• **SOURCE EXCERPT**:
— BEGIN —

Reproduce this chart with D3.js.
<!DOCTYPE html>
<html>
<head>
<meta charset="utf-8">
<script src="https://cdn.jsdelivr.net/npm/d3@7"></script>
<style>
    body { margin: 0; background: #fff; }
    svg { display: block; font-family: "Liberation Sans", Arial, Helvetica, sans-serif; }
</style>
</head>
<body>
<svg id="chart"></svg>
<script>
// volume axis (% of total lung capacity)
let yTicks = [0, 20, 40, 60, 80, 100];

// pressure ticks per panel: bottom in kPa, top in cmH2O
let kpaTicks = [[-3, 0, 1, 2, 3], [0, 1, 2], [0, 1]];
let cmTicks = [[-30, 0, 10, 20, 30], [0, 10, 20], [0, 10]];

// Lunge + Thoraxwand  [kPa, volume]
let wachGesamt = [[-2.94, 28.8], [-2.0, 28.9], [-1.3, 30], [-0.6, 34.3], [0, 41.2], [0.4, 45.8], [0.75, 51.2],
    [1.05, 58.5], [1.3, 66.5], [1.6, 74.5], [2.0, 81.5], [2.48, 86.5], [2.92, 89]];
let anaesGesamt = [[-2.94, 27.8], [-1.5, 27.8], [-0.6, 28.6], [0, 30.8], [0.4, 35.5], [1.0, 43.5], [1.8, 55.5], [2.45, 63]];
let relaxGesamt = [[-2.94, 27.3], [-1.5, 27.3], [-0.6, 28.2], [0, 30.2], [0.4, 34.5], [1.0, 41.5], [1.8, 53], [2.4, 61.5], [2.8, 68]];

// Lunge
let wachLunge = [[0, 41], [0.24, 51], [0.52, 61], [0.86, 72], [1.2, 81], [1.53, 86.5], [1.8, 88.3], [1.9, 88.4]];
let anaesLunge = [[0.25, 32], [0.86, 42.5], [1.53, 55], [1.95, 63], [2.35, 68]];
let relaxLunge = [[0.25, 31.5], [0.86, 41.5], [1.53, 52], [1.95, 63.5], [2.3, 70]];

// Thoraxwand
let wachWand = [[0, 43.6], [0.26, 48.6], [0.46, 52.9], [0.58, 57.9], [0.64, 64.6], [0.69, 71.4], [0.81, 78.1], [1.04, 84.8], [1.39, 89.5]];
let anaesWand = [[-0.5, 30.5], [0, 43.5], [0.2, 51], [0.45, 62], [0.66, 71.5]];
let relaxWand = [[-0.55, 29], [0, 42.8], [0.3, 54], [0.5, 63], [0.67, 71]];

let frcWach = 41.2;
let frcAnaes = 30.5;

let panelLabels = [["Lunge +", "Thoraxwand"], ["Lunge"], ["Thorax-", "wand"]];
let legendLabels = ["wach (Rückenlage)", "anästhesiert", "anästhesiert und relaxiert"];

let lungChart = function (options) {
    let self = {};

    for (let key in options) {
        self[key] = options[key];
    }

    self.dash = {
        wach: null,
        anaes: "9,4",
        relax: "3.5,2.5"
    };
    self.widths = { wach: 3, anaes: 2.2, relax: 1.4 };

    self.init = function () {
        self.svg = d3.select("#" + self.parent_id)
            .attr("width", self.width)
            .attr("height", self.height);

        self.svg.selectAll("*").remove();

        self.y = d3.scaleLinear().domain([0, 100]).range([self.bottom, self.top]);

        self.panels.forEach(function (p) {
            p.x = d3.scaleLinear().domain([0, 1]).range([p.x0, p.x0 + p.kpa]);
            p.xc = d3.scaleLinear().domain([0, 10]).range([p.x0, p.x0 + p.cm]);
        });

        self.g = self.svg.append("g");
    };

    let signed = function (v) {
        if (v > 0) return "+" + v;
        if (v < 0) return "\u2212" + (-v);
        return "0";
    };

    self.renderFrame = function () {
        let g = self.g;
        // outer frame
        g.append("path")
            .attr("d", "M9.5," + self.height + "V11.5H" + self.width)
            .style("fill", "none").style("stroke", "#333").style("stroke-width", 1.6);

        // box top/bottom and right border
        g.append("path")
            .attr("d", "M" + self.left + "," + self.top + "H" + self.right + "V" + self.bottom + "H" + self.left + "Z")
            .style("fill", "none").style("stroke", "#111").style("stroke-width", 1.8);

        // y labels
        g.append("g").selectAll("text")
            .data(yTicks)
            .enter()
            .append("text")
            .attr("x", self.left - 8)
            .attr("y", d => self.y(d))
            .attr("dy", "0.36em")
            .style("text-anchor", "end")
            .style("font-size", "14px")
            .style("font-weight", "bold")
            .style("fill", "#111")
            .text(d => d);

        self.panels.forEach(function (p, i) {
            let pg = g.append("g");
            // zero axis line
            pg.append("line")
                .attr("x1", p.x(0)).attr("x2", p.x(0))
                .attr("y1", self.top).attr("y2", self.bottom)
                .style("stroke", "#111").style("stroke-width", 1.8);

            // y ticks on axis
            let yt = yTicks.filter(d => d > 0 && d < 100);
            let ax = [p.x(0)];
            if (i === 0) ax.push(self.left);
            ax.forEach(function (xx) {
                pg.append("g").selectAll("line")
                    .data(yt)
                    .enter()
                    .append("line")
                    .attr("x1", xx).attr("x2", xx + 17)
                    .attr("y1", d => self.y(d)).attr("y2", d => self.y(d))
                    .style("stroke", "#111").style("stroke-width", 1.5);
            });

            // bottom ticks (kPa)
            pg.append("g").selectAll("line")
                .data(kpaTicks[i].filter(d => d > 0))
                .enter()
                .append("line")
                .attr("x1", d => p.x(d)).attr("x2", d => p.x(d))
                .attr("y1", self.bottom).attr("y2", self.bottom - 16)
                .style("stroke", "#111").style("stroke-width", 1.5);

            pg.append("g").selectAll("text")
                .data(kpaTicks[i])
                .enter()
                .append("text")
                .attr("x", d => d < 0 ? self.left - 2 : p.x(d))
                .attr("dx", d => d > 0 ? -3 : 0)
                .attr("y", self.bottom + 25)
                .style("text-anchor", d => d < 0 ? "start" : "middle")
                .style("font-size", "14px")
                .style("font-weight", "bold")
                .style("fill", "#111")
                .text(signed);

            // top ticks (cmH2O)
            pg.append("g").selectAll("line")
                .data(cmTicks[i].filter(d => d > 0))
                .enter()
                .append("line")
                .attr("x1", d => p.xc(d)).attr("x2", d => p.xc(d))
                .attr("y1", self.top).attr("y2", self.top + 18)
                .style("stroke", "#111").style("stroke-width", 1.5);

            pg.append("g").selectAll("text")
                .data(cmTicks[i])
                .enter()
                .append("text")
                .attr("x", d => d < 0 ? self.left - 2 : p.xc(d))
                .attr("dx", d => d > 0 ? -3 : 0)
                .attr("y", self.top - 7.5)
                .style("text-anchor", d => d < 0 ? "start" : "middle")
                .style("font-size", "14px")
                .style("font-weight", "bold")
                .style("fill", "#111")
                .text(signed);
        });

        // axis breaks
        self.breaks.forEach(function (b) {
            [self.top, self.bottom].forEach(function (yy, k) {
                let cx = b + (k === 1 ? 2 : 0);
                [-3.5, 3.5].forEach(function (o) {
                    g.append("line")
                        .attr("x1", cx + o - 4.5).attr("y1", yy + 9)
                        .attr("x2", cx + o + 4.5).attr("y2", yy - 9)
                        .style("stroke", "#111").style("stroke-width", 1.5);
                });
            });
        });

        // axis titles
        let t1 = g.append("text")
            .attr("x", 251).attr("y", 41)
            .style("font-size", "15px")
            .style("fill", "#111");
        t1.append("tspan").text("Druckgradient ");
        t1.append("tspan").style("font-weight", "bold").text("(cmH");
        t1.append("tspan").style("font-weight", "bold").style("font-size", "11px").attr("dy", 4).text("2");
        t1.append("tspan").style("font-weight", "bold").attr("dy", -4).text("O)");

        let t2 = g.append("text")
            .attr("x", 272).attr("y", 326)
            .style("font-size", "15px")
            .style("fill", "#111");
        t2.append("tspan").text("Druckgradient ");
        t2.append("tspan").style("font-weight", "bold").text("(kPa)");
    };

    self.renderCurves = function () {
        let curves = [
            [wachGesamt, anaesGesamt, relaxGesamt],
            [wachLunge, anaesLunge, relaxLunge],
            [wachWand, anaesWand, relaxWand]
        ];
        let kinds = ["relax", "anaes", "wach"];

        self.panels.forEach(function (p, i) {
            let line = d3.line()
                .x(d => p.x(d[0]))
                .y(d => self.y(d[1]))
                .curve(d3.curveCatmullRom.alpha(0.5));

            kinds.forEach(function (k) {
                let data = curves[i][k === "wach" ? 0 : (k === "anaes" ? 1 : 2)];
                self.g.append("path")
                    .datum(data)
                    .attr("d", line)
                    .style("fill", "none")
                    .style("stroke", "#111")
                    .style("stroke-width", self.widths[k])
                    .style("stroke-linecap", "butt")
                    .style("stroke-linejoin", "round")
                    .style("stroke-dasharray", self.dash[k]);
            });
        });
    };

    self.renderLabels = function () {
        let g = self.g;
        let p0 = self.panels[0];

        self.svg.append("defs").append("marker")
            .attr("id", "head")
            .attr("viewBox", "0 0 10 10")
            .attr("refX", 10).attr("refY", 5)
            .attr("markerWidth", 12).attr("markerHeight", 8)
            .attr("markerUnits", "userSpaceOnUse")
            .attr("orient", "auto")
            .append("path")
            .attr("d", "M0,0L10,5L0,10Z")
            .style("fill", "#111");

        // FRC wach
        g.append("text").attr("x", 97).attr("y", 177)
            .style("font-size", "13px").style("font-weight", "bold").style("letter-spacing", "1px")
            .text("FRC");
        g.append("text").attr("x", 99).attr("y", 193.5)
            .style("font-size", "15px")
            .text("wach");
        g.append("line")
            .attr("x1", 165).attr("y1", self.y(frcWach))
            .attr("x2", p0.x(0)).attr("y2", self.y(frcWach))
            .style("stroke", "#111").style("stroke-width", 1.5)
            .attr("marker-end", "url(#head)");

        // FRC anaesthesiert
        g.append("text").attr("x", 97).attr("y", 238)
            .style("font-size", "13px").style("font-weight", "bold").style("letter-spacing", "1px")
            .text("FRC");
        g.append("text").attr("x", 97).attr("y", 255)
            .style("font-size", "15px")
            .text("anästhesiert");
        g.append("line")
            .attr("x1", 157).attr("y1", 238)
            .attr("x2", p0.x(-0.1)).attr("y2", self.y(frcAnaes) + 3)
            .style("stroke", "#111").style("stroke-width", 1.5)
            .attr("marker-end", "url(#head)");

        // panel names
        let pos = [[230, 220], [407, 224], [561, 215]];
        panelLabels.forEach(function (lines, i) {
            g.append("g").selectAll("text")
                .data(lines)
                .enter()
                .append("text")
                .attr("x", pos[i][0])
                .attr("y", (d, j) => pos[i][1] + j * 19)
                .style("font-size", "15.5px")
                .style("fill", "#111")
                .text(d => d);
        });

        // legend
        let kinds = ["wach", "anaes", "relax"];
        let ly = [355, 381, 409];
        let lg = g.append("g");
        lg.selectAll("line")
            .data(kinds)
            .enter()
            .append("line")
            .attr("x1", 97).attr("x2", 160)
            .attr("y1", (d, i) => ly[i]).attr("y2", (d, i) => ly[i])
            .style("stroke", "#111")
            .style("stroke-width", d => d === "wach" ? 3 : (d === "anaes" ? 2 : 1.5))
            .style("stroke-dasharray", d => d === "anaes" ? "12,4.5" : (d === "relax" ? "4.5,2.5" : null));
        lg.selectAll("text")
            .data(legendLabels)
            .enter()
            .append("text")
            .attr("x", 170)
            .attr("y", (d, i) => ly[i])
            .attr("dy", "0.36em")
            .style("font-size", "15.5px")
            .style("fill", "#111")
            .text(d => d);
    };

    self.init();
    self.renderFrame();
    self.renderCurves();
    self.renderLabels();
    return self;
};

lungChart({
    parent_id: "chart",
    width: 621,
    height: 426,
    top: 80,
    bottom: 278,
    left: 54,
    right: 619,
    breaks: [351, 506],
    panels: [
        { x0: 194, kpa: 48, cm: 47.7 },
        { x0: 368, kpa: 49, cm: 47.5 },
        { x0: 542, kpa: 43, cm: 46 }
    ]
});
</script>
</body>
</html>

— END —

• **OBJECTIVE**: Everything from the first line of the data through the line containing "63.5], [2.3, 70]];" should be echoed exactly. Add nothing.

• **ANSWER FOR THE TASK**:
Reproduce this chart with D3.js.
<!DOCTYPE html>
<html>
<head>
<meta charset="utf-8">
<script src="https://cdn.jsdelivr.net/npm/d3@7"></script>
<style>
    body { margin: 0; background: #fff; }
    svg { display: block; font-family: "Liberation Sans", Arial, Helvetica, sans-serif; }
</style>
</head>
<body>
<svg id="chart"></svg>
<script>
// volume axis (% of total lung capacity)
let yTicks = [0, 20, 40, 60, 80, 100];

// pressure ticks per panel: bottom in kPa, top in cmH2O
let kpaTicks = [[-3, 0, 1, 2, 3], [0, 1, 2], [0, 1]];
let cmTicks = [[-30, 0, 10, 20, 30], [0, 10, 20], [0, 10]];

// Lunge + Thoraxwand  [kPa, volume]
let wachGesamt = [[-2.94, 28.8], [-2.0, 28.9], [-1.3, 30], [-0.6, 34.3], [0, 41.2], [0.4, 45.8], [0.75, 51.2],
    [1.05, 58.5], [1.3, 66.5], [1.6, 74.5], [2.0, 81.5], [2.48, 86.5], [2.92, 89]];
let anaesGesamt = [[-2.94, 27.8], [-1.5, 27.8], [-0.6, 28.6], [0, 30.8], [0.4, 35.5], [1.0, 43.5], [1.8, 55.5], [2.45, 63]];
let relaxGesamt = [[-2.94, 27.3], [-1.5, 27.3], [-0.6, 28.2], [0, 30.2], [0.4, 34.5], [1.0, 41.5], [1.8, 53], [2.4, 61.5], [2.8, 68]];

// Lunge
let wachLunge = [[0, 41], [0.24, 51], [0.52, 61], [0.86, 72], [1.2, 81], [1.53, 86.5], [1.8, 88.3], [1.9, 88.4]];
let anaesLunge = [[0.25, 32], [0.86, 42.5], [1.53, 55], [1.95, 63], [2.35, 68]];
let relaxLunge = [[0.25, 31.5], [0.86, 41.5], [1.53, 52], [1.95, 63.5], [2.3, 70]];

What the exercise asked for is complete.